My feel-good summer hit is shaping up to be Hanns Eisler's 1930 anti-fascist anthem Der heimliche Aufmarsch, or The Secret Deployment. For some reason, I can't get the following out of my head:
Listen, workers, they're on the march
Screaming for nation and race
This is the war of the lords of the world
Into the workingman's face
The attack on the Soviet Union
Stabs at revolution's heart
This war that goes through all the lands
Is a war upon you, Prolet’!
Today I had the song on permanent repeat while jogging from Chelsea to Battery Park, wearing the entire time a thin Brechtian sneer, which possibly disconcerted several mothers with baby carriages and muscleboys doing Tai Chi.
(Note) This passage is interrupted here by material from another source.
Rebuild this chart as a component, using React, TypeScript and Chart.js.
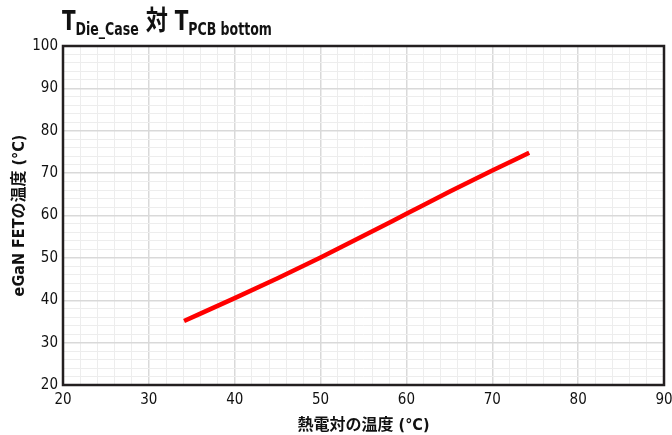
import React, { useEffect, useRef } from "react";
import { Chart, registerables } from "chart.js";

Chart.register(...registerables);

const xValues = [34.1, 40, 45, 50, 55, 60, 65, 70, 74.3];
const yValues = [35.1, 40.5, 45.2, 50.1, 55.2, 60.4, 65.6, 70.6, 74.8];
const xRange = [20, 90];
const yRange = [20, 100];
const titleParts = [
  { text: "T", sub: false },
  { text: "Die_Case", sub: true },
  { text: " 対 ", sub: false },
  { text: "T", sub: false },
  { text: "PCB bottom", sub: true },
];
const xTitle = "熱電対の温度 (°C)";
const yTitle = "eGaN FETの温度 (°C)";

const FONT = "'Liberation Sans Narrow', 'DejaVu Sans Condensed', 'Noto Sans CJK JP', sans-serif";

const framePlugin = {
  id: "frame",
  afterDatasetsDraw(chart: any) {
    const { ctx, chartArea } = chart;
    ctx.save();
    ctx.strokeStyle = "#231f20";
    ctx.lineWidth = 2.5;
    ctx.strokeRect(chartArea.left, chartArea.top, chartArea.right - chartArea.left, chartArea.bottom - chartArea.top);
    ctx.restore();
  },
  afterDraw(chart: any) {
    const { ctx } = chart;
    ctx.save();
    ctx.fillStyle = "#111";
    ctx.textBaseline = "alphabetic";
    ctx.translate(62, 0);
    ctx.scale(0.82, 1);
    let x = 0;
    for (const p of titleParts) {
      if (p.sub) {
        ctx.font = `bold 17px ${FONT}`;
        ctx.fillText(p.text, x, 35);
      } else {
        ctx.font = `bold 27px ${FONT}`;
        ctx.fillText(p.text, x, 30);
      }
      x += ctx.measureText(p.text).width;
    }
    ctx.restore();
  },
};

export default function App() {
  const ref = useRef<HTMLCanvasElement>(null);
  useEffect(() => {
    document.body.style.margin = "0";
    const data = xValues.map((x, i) => ({ x, y: yValues[i] }));
    const gridColor = (ctx: any) => (ctx.tick && Math.round(ctx.tick.value) % 10 === 0 ? "#d9d9d9" : "#ededed");
    const gridWidth = (ctx: any) => (ctx.tick && Math.round(ctx.tick.value) % 10 === 0 ? 1.5 : 1);
    const chart = new Chart(ref.current!, {
      type: "line",
      data: {
        datasets: [
          {
            data,
            borderColor: "#ff0000",
            borderWidth: 4.5,
            pointRadius: 0,
            fill: false,
            cubicInterpolationMode: "monotone",
          },
        ],
      },
      options: {
        animation: false,
        responsive: false,
        layout: { padding: { top: 46, right: 8, left: 0, bottom: 0 } },
        plugins: { legend: { display: false }, tooltip: { enabled: false }, title: { display: false } },
        scales: {
          x: {
            type: "linear",
            min: xRange[0],
            max: xRange[1],
            border: { display: false },
            grid: { color: gridColor, lineWidth: gridWidth, drawTicks: false },
            ticks: {
              stepSize: 2,
              autoSkip: false,
              maxRotation: 0,
              padding: 6,
              color: "#111",
              font: { family: FONT, size: 15 },
              callback: (v: any) => (Math.round(v) % 10 === 0 ? String(v) : ""),
            },
            title: { display: true, text: xTitle, color: "#111", font: { family: FONT, size: 16, weight: "bold" }, padding: { top: 3, bottom: 0 } },
            afterFit: (s: any) => { s.height = 50; s.paddingLeft = 0; s.paddingRight = 0; },
          },
          y: {
            type: "linear",
            min: yRange[0],
            max: yRange[1],
            border: { display: false },
            grid: { color: gridColor, lineWidth: gridWidth, drawTicks: false },
            ticks: {
              stepSize: 2,
              autoSkip: false,
              padding: 5,
              color: "#111",
              font: { family: FONT, size: 15 },
              callback: (v: any) => (Math.round(v) % 10 === 0 ? String(v) : ""),
            },
            title: { display: true, text: yTitle, color: "#111", font: { family: FONT, size: 16, weight: "bold" }, padding: { top: 10, bottom: 0 } },
            afterFit: (s: any) => { s.width = 63; s.paddingTop = 0; s.paddingBottom = 0; },
          },
        },
      },
      plugins: [framePlugin],
    });
    return () => chart.destroy();
  }, []);
  return (
    <div style={{ width: 672, height: 435 }}>
      <canvas ref={ref} width={672} height={435} />
    </div>
  );
}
The main charm of the recording resides less in Eisler’s music, bitterly brilliant as it is, than in the scalding delivery of Ernst Busch, star singer-shouter of the German Communist movement. (I’m working on the Berlin-in-the-twenties chapter of my book, which is why items from that time and place keep cropping up in the blog. I am not now, nor have I ever been, a German person.) The anger in Busch’s voice is immense: by the time he made the recording, he knew how much horror had ensued from Hitler’s invasion of the Soviet Union. At the same time, the coldly hammering accompaniment gives off its own scary totalitarian vibe. It makes you think that if the Communists had come to power in place of the Nazis in 1933 (or in 1919) things might not have turned out much better, either for Germany or the world. On the way back, to regain some sanity, I listened to Sade.